Tuesday, May 26, 2009

The journey ahead!

So it's official.... I am temporarily getting a job in our up town office! Its been official for a few days now... But I was not allowed to say much until they told everyone about the retirement of the lady I will be replacing... I am really nervous/excited! I feel like its a whole new chapter in my book! A good way to get my foot in the door. And a good way to get a little more experience under my belt! I have been scared for a while as to whether or not I would find something... and it is true I guess... Good things do come to those who wait! Well... at least in this case. I have been hoping and trying to find something! And this position pretty much fell in my lap.... Its funny too because I have been told this whole time by certain people that I would have to find something for my self because the state doesn't care.... but I guess in this case its more that they want to help the ones that are trying to succeed as opposed to having things handed to them.... I know that doesn't make much sense... But its all I can say about that without saying too much.

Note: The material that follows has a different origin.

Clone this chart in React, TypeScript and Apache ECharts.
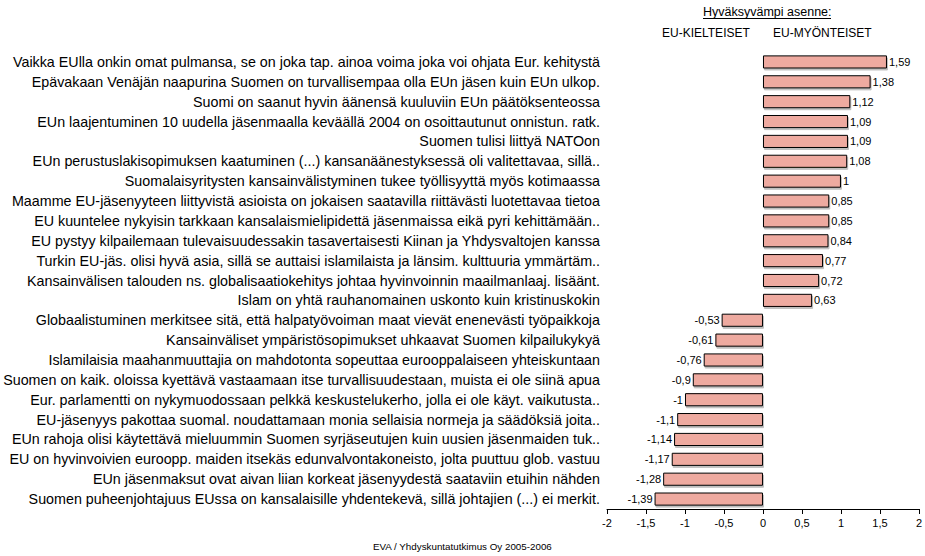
import React, { useEffect, useRef } from "react";
import * as echarts from "echarts";

const categories: string[] = [
  "Vaikka EUlla onkin omat pulmansa, se on joka tap. ainoa voima joka voi ohjata Eur. kehitystä",
  "Epävakaan Venäjän naapurina Suomen on turvallisempaa olla EUn jäsen kuin EUn ulkop.",
  "Suomi on saanut hyvin äänensä kuuluviin EUn päätöksenteossa",
  "EUn laajentuminen 10 uudella jäsenmaalla keväällä 2004 on osoittautunut onnistun. ratk.",
  "Suomen tulisi liittyä NATOon",
  "EUn perustuslakisopimuksen kaatuminen (...) kansanäänestyksessä oli valitettavaa, sillä..",
  "Suomalaisyritysten kansainvälistyminen tukee työllisyyttä myös kotimaassa",
  "Maamme EU-jäsenyyteen liittyvistä asioista on jokaisen saatavilla riittävästi luotettavaa tietoa",
  "EU kuuntelee nykyisin tarkkaan kansalaismielipidettä jäsenmaissa eikä pyri kehittämään..",
  "EU pystyy kilpailemaan tulevaisuudessakin tasavertaisesti Kiinan ja Yhdysvaltojen kanssa",
  "Turkin EU-jäs. olisi hyvä asia, sillä se auttaisi islamilaista ja länsim. kulttuuria ymmärtäm..",
  "Kansainvälisen talouden ns. globalisaatiokehitys johtaa hyvinvoinnin maailmanlaaj. lisäänt.",
  "Islam on yhtä rauhanomainen uskonto kuin kristinuskokin",
  "Globaalistuminen merkitsee sitä, että halpatyövoiman maat vievät enenevästi työpaikkoja",
  "Kansainväliset ympäristösopimukset uhkaavat Suomen kilpailukykyä",
  "Islamilaisia maahanmuuttajia on mahdotonta sopeuttaa eurooppalaiseen yhteiskuntaan",
  "Suomen on kaik. oloissa kyettävä vastaamaan itse turvallisuudestaan, muista ei ole siinä apua",
  "Eur. parlamentti on nykymuodossaan pelkkä keskustelukerho, jolla ei ole käyt. vaikutusta..",
  "EU-jäsenyys pakottaa suomal. noudattamaan monia sellaisia normeja ja säädöksiä joita..",
  "EUn rahoja olisi käytettävä mieluummin Suomen syrjäseutujen kuin uusien jäsenmaiden tuk..",
  "EU on hyvinvoivien euroopp. maiden itsekäs edunvalvontakoneisto, jolta puuttuu glob. vastuu",
  "EUn jäsenmaksut ovat aivan liian korkeat jäsenyydestä saataviin etuihin nähden",
  "Suomen puheenjohtajuus EUssa on kansalaisille yhdentekevä, sillä johtajien (...) ei merkit.",
];

const values: number[] = [
  1.59, 1.38, 1.12, 1.09, 1.09, 1.08, 1, 0.85, 0.85, 0.84, 0.77, 0.72, 0.63,
  -0.53, -0.61, -0.76, -0.9, -1, -1.1, -1.14, -1.17, -1.28, -1.39,
];

const headerTitle = "Hyväksyvämpi asenne:";
const headerLeft = "EU-KIELTEISET";
const headerRight = "EU-MYÖNTEISET";
const footer = "EVA / Yhdyskuntatutkimus Oy 2005-2006";

const fmt = (v: number) => String(v).replace(".", ",");

export default function App() {
  const ref = useRef<HTMLDivElement>(null);
  useEffect(() => {
    if (!ref.current) return;
    const chart = echarts.init(ref.current, undefined, { renderer: "svg" });
    const font = "Arial, 'Liberation Sans', sans-serif";
    chart.setOption({
      animation: false,
      textStyle: { fontFamily: font, color: "#000" },
      grid: { left: 607, right: 4, top: 52, bottom: 47, containLabel: false },
      xAxis: {
        type: "value",
        min: -2,
        max: 2,
        interval: 0.5,
        axisLine: { show: true, lineStyle: { color: "#000", width: 1 } },
        axisTick: { show: true, length: 5, lineStyle: { color: "#000" } },
        splitLine: { show: false },
        axisLabel: {
          color: "#000",
          fontSize: 11,
          fontFamily: font,
          margin: 8,
          formatter: (v: number) => fmt(v),
        },
      },
      yAxis: {
        type: "category",
        data: categories,
        inverse: true,
        axisLine: { show: false },
        axisTick: { show: false },
        axisLabel: {
          color: "#000",
          fontSize: 14.3,
          fontFamily: font,
          margin: 7,
          overflow: "none",
        },
      },
      series: [
        {
          type: "bar",
          data: values.map((v) =>
            v < 0 ? { value: v, label: { position: "left" } } : { value: v }
          ),
          barWidth: "66%",
          itemStyle: {
            color: "#eeaaa0",
            borderColor: "#000",
            borderWidth: 1,
            shadowColor: "rgba(0,0,0,0.25)",
            shadowOffsetX: 1,
            shadowOffsetY: 2,
            shadowBlur: 0,
          },
          label: {
            show: true,
            position: "right",
            fontSize: 11,
            fontFamily: font,
            color: "#000",
            distance: 2,
            formatter: (p: any) => fmt(p.value),
          },
        },
      ],
      graphic: [
        {
          type: "text",
          left: 703,
          top: 5,
          style: { text: headerTitle, fontSize: 12.5, fontFamily: font, fill: "#000" },
        },
        {
          type: "line",
          shape: { x1: 703, y1: 18.5, x2: 831, y2: 18.5 },
          style: { stroke: "#000", lineWidth: 1 },
        },
        {
          type: "text",
          left: 662,
          top: 27,
          style: { text: headerLeft, fontSize: 12, fontFamily: font, fill: "#000" },
        },
        {
          type: "text",
          left: 773,
          top: 27,
          style: { text: headerRight, fontSize: 12, fontFamily: font, fill: "#000" },
        },
        {
          type: "text",
          left: 373,
          top: 541,
          style: { text: footer, fontSize: 9.8, fontFamily: font, fill: "#000" },
        },
      ],
    });
    return () => chart.dispose();
  }, []);
  return (
    <div
      ref={ref}
      style={{ position: "absolute", left: 0, top: 0, width: 925, height: 556 }}
    />
  );
}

Ya know... This whole process has really opened my eyes to the kind of person that I want to be. Or more so.. the kind of attitude I want to have. Being around so much pessimism and negativity all the time really brings ya down. And I have just had to keep telling myself to look at the bright side of things... Not only with my job but with everything in life. It really is amazing how just thinking about the good in things can really turn things around. For example...me and the whole job thing... Yeah I am losing my job... But at the same time at least I was lucky enough to have as much notice as I did. And yes it was stressful... But I look at all the people who are out of work and on welfare and then I don't feel so bad for myself anymore. Because its true....everyone is always fighting some kind of battle... And there is always someone out there who is worse off than you. And you just have to make the best of things. And really... I can only be grateful for the things that have come up in my life. Because not going through what I have, wouldn't have made me the person that I am today.

So here is to the road ahead... I know am going to have some difficult times. And I am going to have to look for the sunshine through the stormy skies, and get around the bumps in the road... But I know that the journey that is about to start, is going to be an important part in my life! And as scary as that sounds.... I can do nothing more than to sit back and smile.

I hope everyone has a wonderful day! Remember to think of the positive in things... There is always someone out there who is fighting a bigger battle... Besides the world is so much more beautiful when seen through a happy heart and sparkling eyes!